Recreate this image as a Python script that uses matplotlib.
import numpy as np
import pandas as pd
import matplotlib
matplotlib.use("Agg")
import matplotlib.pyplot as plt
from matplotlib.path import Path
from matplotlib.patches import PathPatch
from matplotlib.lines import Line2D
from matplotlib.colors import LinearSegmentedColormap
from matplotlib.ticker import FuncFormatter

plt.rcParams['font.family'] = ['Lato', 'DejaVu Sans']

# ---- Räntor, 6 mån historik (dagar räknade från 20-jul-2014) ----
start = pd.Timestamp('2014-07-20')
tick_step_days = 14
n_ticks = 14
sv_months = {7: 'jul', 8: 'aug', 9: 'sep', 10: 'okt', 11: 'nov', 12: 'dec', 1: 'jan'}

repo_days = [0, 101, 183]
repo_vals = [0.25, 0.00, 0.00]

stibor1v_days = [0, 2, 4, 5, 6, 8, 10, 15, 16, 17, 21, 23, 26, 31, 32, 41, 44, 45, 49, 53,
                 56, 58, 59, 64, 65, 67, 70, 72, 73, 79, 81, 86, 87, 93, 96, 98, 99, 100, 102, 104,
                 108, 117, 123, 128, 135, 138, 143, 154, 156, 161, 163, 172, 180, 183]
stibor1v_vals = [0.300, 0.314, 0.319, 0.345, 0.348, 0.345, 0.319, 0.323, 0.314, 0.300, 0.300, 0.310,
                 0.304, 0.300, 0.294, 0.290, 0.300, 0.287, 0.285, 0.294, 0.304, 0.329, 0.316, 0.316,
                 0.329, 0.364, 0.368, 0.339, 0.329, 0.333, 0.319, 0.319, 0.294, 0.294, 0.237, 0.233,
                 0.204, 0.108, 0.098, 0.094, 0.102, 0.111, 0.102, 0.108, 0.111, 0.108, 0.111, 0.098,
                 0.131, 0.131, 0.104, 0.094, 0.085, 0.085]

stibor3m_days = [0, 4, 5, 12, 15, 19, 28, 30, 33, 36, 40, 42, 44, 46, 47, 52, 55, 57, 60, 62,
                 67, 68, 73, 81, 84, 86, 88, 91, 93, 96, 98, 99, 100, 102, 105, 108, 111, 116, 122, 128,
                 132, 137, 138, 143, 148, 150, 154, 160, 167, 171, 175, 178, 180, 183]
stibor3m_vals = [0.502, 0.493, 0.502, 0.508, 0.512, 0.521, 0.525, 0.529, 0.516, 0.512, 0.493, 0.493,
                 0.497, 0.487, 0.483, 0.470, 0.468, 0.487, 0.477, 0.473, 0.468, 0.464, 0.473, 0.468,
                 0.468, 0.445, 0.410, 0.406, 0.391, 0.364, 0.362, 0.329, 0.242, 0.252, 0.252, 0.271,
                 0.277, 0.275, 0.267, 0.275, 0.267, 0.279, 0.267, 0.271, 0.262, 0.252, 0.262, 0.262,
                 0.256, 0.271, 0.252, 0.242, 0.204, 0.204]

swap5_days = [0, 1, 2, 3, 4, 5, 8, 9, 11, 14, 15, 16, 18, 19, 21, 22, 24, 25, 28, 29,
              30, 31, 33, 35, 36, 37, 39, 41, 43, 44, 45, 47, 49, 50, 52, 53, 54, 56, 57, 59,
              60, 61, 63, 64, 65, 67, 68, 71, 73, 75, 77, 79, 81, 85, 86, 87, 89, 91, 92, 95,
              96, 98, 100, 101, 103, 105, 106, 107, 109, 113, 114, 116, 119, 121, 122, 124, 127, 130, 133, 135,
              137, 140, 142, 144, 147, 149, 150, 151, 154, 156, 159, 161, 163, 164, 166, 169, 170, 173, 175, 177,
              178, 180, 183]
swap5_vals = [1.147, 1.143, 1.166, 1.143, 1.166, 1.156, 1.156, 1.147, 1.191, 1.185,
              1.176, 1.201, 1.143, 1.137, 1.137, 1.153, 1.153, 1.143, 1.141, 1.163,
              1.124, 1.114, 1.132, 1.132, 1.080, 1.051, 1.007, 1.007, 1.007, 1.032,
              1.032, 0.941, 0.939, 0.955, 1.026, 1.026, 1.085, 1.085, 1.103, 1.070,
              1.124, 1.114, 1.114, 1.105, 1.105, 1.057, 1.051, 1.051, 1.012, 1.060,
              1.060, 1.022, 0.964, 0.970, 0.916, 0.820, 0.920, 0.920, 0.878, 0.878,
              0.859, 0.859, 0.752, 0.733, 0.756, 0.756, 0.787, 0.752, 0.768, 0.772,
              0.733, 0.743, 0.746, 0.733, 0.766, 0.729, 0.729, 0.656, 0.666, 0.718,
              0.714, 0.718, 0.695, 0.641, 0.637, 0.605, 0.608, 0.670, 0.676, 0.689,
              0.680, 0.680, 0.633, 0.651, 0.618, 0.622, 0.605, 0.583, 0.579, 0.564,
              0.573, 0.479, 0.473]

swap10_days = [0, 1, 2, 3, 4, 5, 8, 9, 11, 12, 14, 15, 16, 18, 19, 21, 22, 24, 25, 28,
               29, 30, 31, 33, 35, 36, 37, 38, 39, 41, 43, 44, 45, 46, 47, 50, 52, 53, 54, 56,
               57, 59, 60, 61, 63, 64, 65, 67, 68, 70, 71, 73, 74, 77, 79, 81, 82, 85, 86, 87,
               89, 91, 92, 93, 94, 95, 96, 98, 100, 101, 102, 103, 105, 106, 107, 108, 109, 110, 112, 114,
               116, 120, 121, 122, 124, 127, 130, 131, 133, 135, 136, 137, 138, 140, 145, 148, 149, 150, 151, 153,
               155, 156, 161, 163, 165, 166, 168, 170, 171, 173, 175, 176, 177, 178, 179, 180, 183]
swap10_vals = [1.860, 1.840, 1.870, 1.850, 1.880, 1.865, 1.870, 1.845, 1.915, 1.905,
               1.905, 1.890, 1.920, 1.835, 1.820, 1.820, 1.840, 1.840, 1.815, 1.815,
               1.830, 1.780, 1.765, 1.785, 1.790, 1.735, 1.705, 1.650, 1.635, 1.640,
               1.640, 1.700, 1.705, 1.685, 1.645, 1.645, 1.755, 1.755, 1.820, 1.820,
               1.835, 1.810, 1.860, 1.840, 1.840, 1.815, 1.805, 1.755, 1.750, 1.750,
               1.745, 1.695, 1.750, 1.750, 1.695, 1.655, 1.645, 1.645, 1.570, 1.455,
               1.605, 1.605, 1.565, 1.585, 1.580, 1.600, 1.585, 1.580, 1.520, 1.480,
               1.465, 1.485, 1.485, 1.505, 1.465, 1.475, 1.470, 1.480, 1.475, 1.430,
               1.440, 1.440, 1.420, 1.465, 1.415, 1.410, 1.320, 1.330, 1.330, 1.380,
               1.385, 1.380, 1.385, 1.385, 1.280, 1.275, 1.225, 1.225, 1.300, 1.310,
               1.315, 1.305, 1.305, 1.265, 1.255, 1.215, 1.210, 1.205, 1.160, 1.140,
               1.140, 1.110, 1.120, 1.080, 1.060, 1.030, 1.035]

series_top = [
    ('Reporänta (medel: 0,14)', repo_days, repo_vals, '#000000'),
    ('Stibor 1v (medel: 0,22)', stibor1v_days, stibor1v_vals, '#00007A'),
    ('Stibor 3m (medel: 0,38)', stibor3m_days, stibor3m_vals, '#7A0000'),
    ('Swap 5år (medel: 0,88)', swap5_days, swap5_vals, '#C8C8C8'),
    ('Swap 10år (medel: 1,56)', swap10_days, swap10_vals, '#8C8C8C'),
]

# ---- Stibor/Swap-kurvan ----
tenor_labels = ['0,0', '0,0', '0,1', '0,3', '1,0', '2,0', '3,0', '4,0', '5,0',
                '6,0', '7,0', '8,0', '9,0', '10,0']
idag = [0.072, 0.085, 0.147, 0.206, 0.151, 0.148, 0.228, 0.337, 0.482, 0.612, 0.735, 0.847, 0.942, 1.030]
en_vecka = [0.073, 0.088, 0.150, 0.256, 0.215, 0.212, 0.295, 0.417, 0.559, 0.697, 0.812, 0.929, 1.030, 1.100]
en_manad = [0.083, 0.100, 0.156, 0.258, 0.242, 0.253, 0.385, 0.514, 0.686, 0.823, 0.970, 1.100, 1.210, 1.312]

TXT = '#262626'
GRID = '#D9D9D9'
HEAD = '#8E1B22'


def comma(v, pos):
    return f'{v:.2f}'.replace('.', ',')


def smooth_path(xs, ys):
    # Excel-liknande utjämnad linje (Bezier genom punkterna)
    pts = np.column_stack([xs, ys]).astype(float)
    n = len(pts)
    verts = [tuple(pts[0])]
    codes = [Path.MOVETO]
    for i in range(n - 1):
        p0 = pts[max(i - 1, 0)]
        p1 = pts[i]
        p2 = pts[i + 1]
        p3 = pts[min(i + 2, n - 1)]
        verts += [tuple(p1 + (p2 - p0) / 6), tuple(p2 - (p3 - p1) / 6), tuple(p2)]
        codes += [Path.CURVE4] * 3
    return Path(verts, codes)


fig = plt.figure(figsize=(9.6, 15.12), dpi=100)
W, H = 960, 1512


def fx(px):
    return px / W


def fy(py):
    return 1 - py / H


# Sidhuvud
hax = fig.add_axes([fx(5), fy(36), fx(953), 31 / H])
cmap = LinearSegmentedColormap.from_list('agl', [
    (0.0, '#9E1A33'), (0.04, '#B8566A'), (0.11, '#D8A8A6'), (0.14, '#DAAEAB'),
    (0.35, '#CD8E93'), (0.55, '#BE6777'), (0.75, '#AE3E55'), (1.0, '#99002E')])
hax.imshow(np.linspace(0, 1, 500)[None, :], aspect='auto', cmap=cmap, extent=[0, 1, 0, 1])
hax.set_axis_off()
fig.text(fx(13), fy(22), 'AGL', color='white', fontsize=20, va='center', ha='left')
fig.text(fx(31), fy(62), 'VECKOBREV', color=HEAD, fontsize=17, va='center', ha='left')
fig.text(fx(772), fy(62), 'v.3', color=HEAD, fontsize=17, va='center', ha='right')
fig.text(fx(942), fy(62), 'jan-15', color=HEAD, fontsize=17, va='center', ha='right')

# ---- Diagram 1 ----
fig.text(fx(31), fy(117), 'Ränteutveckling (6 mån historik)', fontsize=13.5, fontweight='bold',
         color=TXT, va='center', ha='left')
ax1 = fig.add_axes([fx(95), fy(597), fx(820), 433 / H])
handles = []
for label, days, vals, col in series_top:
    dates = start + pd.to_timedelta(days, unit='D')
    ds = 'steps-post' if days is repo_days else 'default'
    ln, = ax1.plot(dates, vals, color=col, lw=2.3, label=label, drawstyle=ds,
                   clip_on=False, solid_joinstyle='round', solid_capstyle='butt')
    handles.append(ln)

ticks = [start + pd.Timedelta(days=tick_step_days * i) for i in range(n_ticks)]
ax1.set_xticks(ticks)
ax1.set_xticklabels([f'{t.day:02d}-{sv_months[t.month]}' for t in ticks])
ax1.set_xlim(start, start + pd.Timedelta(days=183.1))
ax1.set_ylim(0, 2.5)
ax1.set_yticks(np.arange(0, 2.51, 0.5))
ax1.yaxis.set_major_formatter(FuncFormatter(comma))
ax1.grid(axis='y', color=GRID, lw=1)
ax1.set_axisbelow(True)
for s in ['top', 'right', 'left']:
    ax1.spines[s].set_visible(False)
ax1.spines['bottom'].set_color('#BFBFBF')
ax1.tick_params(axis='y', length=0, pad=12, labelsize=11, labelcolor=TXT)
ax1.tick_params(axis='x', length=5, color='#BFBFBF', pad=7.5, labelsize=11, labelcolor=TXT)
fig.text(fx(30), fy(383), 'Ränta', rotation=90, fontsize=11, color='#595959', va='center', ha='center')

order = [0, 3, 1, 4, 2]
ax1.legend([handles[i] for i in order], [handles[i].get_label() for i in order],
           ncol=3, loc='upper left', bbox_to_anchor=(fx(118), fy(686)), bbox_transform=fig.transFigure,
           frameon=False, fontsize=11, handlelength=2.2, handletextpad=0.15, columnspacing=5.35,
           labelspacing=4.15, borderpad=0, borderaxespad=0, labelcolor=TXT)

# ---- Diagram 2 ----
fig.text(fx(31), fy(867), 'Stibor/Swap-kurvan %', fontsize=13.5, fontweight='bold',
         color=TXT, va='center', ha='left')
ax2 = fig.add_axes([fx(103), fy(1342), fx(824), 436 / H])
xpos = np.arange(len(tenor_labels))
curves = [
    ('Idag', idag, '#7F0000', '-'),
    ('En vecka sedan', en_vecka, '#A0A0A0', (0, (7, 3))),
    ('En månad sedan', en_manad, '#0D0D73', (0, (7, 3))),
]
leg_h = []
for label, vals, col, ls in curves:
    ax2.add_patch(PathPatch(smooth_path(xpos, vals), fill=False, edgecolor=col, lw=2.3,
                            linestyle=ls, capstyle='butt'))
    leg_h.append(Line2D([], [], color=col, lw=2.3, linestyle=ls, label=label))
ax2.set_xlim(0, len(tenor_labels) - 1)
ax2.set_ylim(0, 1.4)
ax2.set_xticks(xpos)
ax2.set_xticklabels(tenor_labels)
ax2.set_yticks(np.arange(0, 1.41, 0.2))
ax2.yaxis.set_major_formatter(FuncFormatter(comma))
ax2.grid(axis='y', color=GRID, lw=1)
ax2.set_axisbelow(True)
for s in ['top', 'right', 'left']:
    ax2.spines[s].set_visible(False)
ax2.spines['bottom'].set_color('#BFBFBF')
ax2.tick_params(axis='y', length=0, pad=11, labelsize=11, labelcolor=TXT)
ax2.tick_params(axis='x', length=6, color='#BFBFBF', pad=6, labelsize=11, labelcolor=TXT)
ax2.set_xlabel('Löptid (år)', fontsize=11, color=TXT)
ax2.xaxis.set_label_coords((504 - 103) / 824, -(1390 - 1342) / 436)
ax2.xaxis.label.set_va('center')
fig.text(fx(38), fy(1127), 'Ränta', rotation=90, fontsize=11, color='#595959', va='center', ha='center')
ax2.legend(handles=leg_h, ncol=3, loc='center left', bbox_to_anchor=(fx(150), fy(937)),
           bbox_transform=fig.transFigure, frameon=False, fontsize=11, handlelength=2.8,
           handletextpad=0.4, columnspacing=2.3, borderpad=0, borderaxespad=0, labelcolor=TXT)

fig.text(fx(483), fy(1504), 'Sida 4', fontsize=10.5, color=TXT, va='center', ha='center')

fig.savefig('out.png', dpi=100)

________________

§ **Given request**
Count how many lines above carry the word "matplotlib". Only the number is required.

§ **Exercise result**
9